PROBLEM TO SOLVE >> Only the lines from the start of the data below through the line that contains "var starsB = [[26.7, 137.5], [56.7, 148.8]];" are to be copied, exactly and without pictures.

DATA EXCERPTS >>
───

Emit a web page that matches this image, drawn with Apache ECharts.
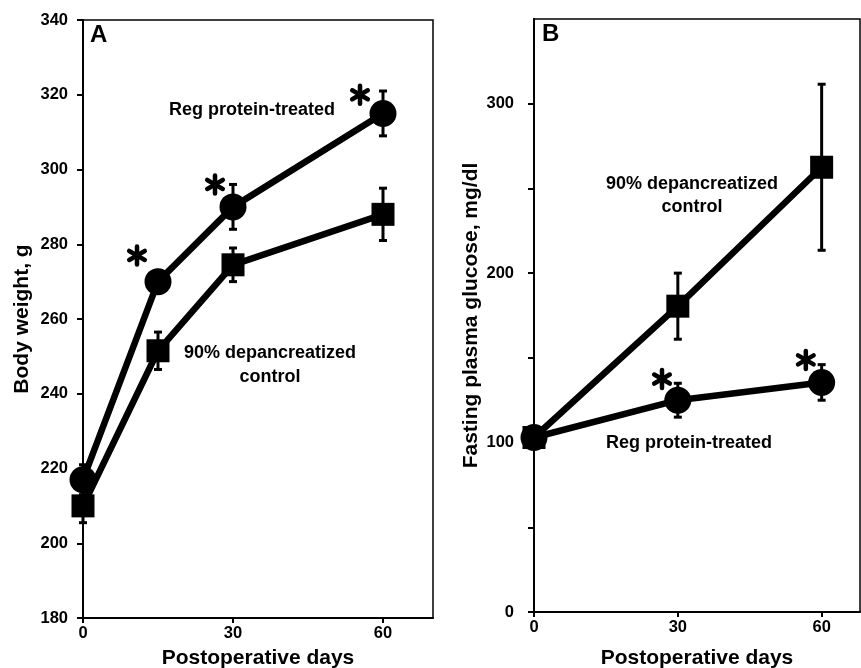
<!DOCTYPE html>
<html>
<head>
<meta charset="utf-8">
<script src="https://cdn.jsdelivr.net/npm/echarts@6/dist/echarts.min.js"></script>
<style>
  html, body { margin: 0; padding: 0; background: #fff; }
  #chart { width: 861px; height: 668px; }
</style>
</head>
<body>
<div id="chart"></div>
<script>
// panel A - body weight (g)
var daysA = [0, 15, 30, 60];
var weightReg = [217, 270, 290, 315];
var weightRegErr = [4, 3, 6, 6];
var weightCtrl = [210, 251.5, 274.5, 288];
var weightCtrlErr = [4.5, 5, 4.5, 7];
var starsA = [[10.8, 277], [26.4, 296], [55.4, 320]];

// panel B - fasting plasma glucose (mg/dl)
var daysB = [0, 30, 60];
var glucoseCtrl = [103, 180.5, 262.5];
var glucoseCtrlErr = [3, 19.5, 49];
var glucoseReg = [103, 125, 135.5];
var glucoseRegErr = [3, 10, 10.5];
var starsB = [[26.7, 137.5], [56.7, 148.8]];

// ticks
var dayTicks = [0, 30, 60];
var weightTicks = [180, 200, 220, 240, 260, 280, 300, 320, 340];
var glucoseTicks = [0, 50, 100, 150, 200, 250, 300];
var glucoseLabels = [0, 100, 200, 300];

var FONT = 'Liberation Sans, Arial, sans-serif';

function pairs(xs, ys) {
  return xs.map(function (x, i) { return [x, ys[i]]; });
}
function errs(xs, ys, es) {
  return xs.map(function (x, i) { return [x, ys[i] - es[i], ys[i] + es[i]]; });
}

function renderErr(params, api) {
  var x = api.value(0);
  var lo = api.coord([x, api.value(1)]);
  var hi = api.coord([x, api.value(2)]);
  var cap = 4;
  var st = { stroke: '#000', lineWidth: 3 };
  return {
    type: 'group',
    children: [
      { type: 'line', shape: { x1: lo[0], y1: lo[1], x2: hi[0], y2: hi[1] }, style: st },
      { type: 'line', shape: { x1: lo[0] - cap, y1: lo[1], x2: lo[0] + cap, y2: lo[1] }, style: st },
      { type: 'line', shape: { x1: hi[0] - cap, y1: hi[1], x2: hi[0] + cap, y2: hi[1] }, style: st }
    ]
  };
}

function renderStar(params, api) {
  var c = api.coord([api.value(0), api.value(1)]);
  var r = 9;
  var kids = [90, 30, -30].map(function (a) {
    var rad = a * Math.PI / 180;
    var dx = r * Math.cos(rad), dy = r * Math.sin(rad);
    return {
      type: 'line',
      shape: { x1: c[0] - dx, y1: c[1] - dy, x2: c[0] + dx, y2: c[1] + dy },
      style: { stroke: '#000', lineWidth: 4.5, lineCap: 'round' }
    };
  });
  return { type: 'group', children: kids };
}

var tickLabel = { color: '#000', fontFamily: FONT, fontWeight: 'bold', fontSize: 16.5 };
var axisName = { color: '#000', fontFamily: FONT, fontWeight: 'bold', fontSize: 21 };
var blackLine = { color: '#000', width: 2 };

function lineSeries(name, xi, data, symbol, size) {
  return {
    name: name,
    type: 'line',
    xAxisIndex: xi,
    yAxisIndex: xi,
    data: data,
    symbol: symbol,
    symbolSize: size,
    z: 3,
    lineStyle: { color: '#000', width: 6.5 },
    itemStyle: { color: '#000' },
    emphasis: { disabled: true }
  };
}
function errSeries(xi, data) {
  return {
    type: 'custom',
    xAxisIndex: xi,
    yAxisIndex: xi,
    renderItem: renderErr,
    encode: { x: 0, y: [1, 2] },
    data: data,
    z: 2,
    silent: true
  };
}
function starSeries(xi, data) {
  return {
    type: 'custom',
    xAxisIndex: xi,
    yAxisIndex: xi,
    renderItem: renderStar,
    encode: { x: 0, y: 1 },
    data: data,
    z: 4,
    silent: true
  };
}

function label(x, y, text) {
  return {
    type: 'text',
    style: {
      x: x, y: y, text: text,
      fill: '#000',
      font: 'bold 18px ' + FONT,
      textAlign: 'center',
      textVerticalAlign: 'middle'
    }
  };
}

var chart = echarts.init(document.getElementById('chart'));
chart.setOption({
  animation: false,
  backgroundColor: '#fff',
  grid: [
    { left: 83, top: 20, width: 350, height: 598, show: true, borderColor: '#000', borderWidth: 1.5, outerBoundsMode: 'none' },
    { left: 534, top: 19, width: 326, height: 593, show: true, borderColor: '#000', borderWidth: 1.5, outerBoundsMode: 'none' }
  ],
  xAxis: [
    {
      gridIndex: 0, type: 'value', min: 0, max: 70,
      name: 'Postoperative days', nameLocation: 'middle', nameGap: 30, nameTextStyle: axisName,
      axisLine: { lineStyle: blackLine },
      axisTick: { customValues: dayTicks, length: 5, lineStyle: blackLine },
      axisLabel: Object.assign({ customValues: dayTicks, margin: 7 }, tickLabel),
      splitLine: { show: false }
    },
    {
      gridIndex: 1, type: 'value', min: 0, max: 68,
      name: 'Postoperative days', nameLocation: 'middle', nameGap: 36, nameTextStyle: axisName,
      axisLine: { lineStyle: blackLine },
      axisTick: { customValues: dayTicks, length: 5, lineStyle: blackLine },
      axisLabel: Object.assign({ customValues: dayTicks, margin: 7 }, tickLabel),
      splitLine: { show: false }
    }
  ],
  yAxis: [
    {
      gridIndex: 0, type: 'value', min: 180, max: 340,
      name: 'Body weight, g', nameLocation: 'middle', nameGap: 50, nameTextStyle: axisName,
      axisLine: { lineStyle: blackLine },
      axisTick: { customValues: weightTicks, length: 6, lineStyle: blackLine },
      axisLabel: Object.assign({ customValues: weightTicks, margin: 15 }, tickLabel),
      splitLine: { show: false }
    },
    {
      gridIndex: 1, type: 'value', min: 0, max: 350,
      name: 'Fasting plasma glucose, mg/dl', nameLocation: 'middle', nameGap: 52, nameTextStyle: axisName,
      axisLine: { lineStyle: blackLine },
      axisTick: { customValues: glucoseTicks, length: 6, lineStyle: blackLine },
      axisLabel: Object.assign({ customValues: glucoseLabels, margin: 20 }, tickLabel),
      splitLine: { show: false }
    }
  ],
  graphic: [
    { type: 'text', left: 90, top: 23, style: { text: 'A', fill: '#000', font: 'bold 24px ' + FONT } },
    { type: 'text', left: 542, top: 22, style: { text: 'B', fill: '#000', font: 'bold 24px ' + FONT } },
    label(252, 110, 'Reg protein-treated'),
    label(270, 353, '90% depancreatized'),
    label(270, 377, 'control'),
    label(692, 184, '90% depancreatized'),
    label(692, 207, 'control'),
    label(689, 443, 'Reg protein-treated')
  ],
  series: [
    errSeries(0, errs(daysA, weightCtrl, weightCtrlErr)),
    errSeries(0, errs(daysA, weightReg, weightRegErr)),
    lineSeries('90% depancreatized control', 0, pairs(daysA, weightCtrl), 'rect', 23),
    lineSeries('Reg protein-treated', 0, pairs(daysA, weightReg), 'circle', 27),
    starSeries(0, starsA),
    errSeries(1, errs(daysB, glucoseCtrl, glucoseCtrlErr)),
    errSeries(1, errs(daysB, glucoseReg, glucoseRegErr)),
    lineSeries('90% depancreatized control', 1, pairs(daysB, glucoseCtrl), 'rect', 23),
    lineSeries('Reg protein-treated', 1, pairs(daysB, glucoseReg), 'circle', 27),
    starSeries(1, starsB)
  ]
});
</script>
</body>
</html>
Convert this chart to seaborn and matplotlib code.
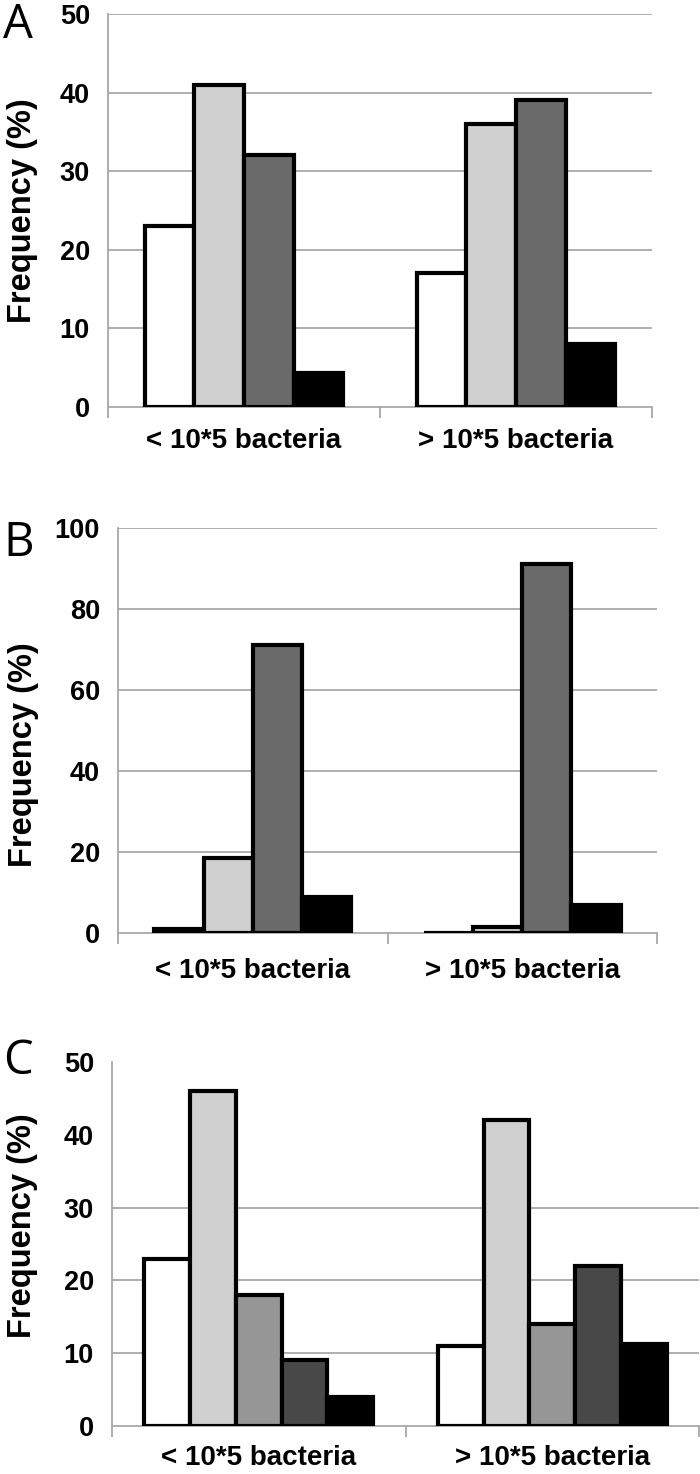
import pandas as pd
import matplotlib.pyplot as plt
import seaborn as sns

# -------------------
# Data
# -------------------
groups = ['< 10*5 bacteria', '> 10*5 bacteria']

# Panel A: four classes
a_classes = ['class 1', 'class 2', 'class 3', 'class 4']
a_low = [23, 41, 32, 4.3]
a_high = [17, 36, 39, 8]
a_colors = ['#ffffff', '#d0d0d0', '#6a6a6a', '#000000']

# Panel B: four classes
b_classes = ['class 1', 'class 2', 'class 3', 'class 4']
b_low = [1, 18.5, 71, 9]
b_high = [0, 1.5, 91, 7]
b_colors = ['#ffffff', '#d0d0d0', '#6a6a6a', '#000000']

# Panel C: five classes
c_classes = ['class 1', 'class 2', 'class 3', 'class 4', 'class 5']
c_low = [23, 46, 18, 9, 4]
c_high = [11, 42, 14, 22, 11.3]
c_colors = ['#ffffff', '#d0d0d0', '#969696', '#484848', '#000000']

# -------------------
# Style
# -------------------
sns.set_style("white")
plt.rcParams['font.family'] = ['Liberation Sans', 'DejaVu Sans']
plt.rcParams['font.weight'] = 'bold'

GRAY = '#a8a8a8'
H = 1474.0
W = 700.0

fig = plt.figure(figsize=(7, 14.74), dpi=100)


def draw_panel(rect, letter, letter_y, classes, low, high, colors, ymax, step,
               grid_max, width, label_x, label_y, xpad):
    left, right, top, bottom = rect
    ax = fig.add_axes([left / W, (H - bottom) / H, (right - left) / W, (bottom - top) / H])
    df = pd.DataFrame({
        'group': [groups[0]] * len(classes) + [groups[1]] * len(classes),
        'cls': classes * 2,
        'freq': low + high,
    })
    sns.barplot(data=df, x='group', y='freq', hue='cls', order=groups, hue_order=classes,
                palette=colors, saturation=1, width=width, edgecolor='black',
                linewidth=3, legend=False, ax=ax, zorder=3)
    ax.set_xlim(-0.5, 1.5)
    ax.set_ylim(0, ymax)
    ax.set_yticks(list(range(0, ymax + 1, step)))
    ax.set_xlabel('')
    ax.set_ylabel('Frequency (%)', fontsize=23.5, fontweight='bold', color='black')
    ax.yaxis.set_label_coords(label_x, label_y)

    for side in ['top', 'right']:
        ax.spines[side].set_visible(False)
    for side in ['left', 'bottom']:
        ax.spines[side].set_color(GRAY)
        ax.spines[side].set_linewidth(1.3)

    # horizontal gridlines (panel C only has them up to 30)
    ax.grid(False)
    grid_levels = list(range(step, grid_max + 1, step))
    ax.hlines(grid_levels, -0.5, 1.5, color=GRAY, linewidth=1.3, zorder=1)

    ax.tick_params(axis='y', which='major', left=False, length=0, pad=13,
                   labelsize=19.5, labelcolor='black')
    ax.set_yticks([0] + grid_levels, minor=True)
    ax.tick_params(axis='y', which='minor', left=True, length=9, width=1.3,
                   color=GRAY)
    ax.set_xticks([-0.5, 0.5, 1.5], minor=True)
    ax.tick_params(axis='x', which='minor', bottom=True, length=8, width=1.3,
                   color=GRAY)
    ax.tick_params(axis='x', which='major', bottom=False, length=0, pad=xpad,
                   labelsize=20, labelcolor='black')

    fig.text(3 / W, (H - letter_y) / H, letter, family=['Open Sans', 'DejaVu Sans'],
             fontweight='normal', fontsize=34, ha='left', va='top', color='black')
    return ax


draw_panel((108, 652, 14, 407), 'A', 2, a_classes, a_low, a_high, a_colors,
           50, 10, 50, 0.73, -0.129, 0.5, 15)
draw_panel((118, 657, 528, 933), 'B', 520, b_classes, b_low, b_high, b_colors,
           100, 20, 100, 0.73, -0.147, 0.44, 18)
draw_panel((112, 699, 1062, 1426), 'C', 1038, c_classes, c_low, c_high, c_colors,
           50, 10, 30, 0.78, -0.126, 0.55, 14)

plt.savefig("out.png", dpi=100)
plt.close()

───

TASK ANSWER >>
Emit a web page that matches this image, drawn with Apache ECharts.
<!DOCTYPE html>
<html>
<head>
<meta charset="utf-8">
<script src="https://cdn.jsdelivr.net/npm/echarts@6/dist/echarts.min.js"></script>
<style>
  html, body { margin: 0; padding: 0; background: #fff; }
  #chart { width: 861px; height: 668px; }
</style>
</head>
<body>
<div id="chart"></div>
<script>
// panel A - body weight (g)
var daysA = [0, 15, 30, 60];
var weightReg = [217, 270, 290, 315];
var weightRegErr = [4, 3, 6, 6];
var weightCtrl = [210, 251.5, 274.5, 288];
var weightCtrlErr = [4.5, 5, 4.5, 7];
var starsA = [[10.8, 277], [26.4, 296], [55.4, 320]];

// panel B - fasting plasma glucose (mg/dl)
var daysB = [0, 30, 60];
var glucoseCtrl = [103, 180.5, 262.5];
var glucoseCtrlErr = [3, 19.5, 49];
var glucoseReg = [103, 125, 135.5];
var glucoseRegErr = [3, 10, 10.5];
var starsB = [[26.7, 137.5], [56.7, 148.8]];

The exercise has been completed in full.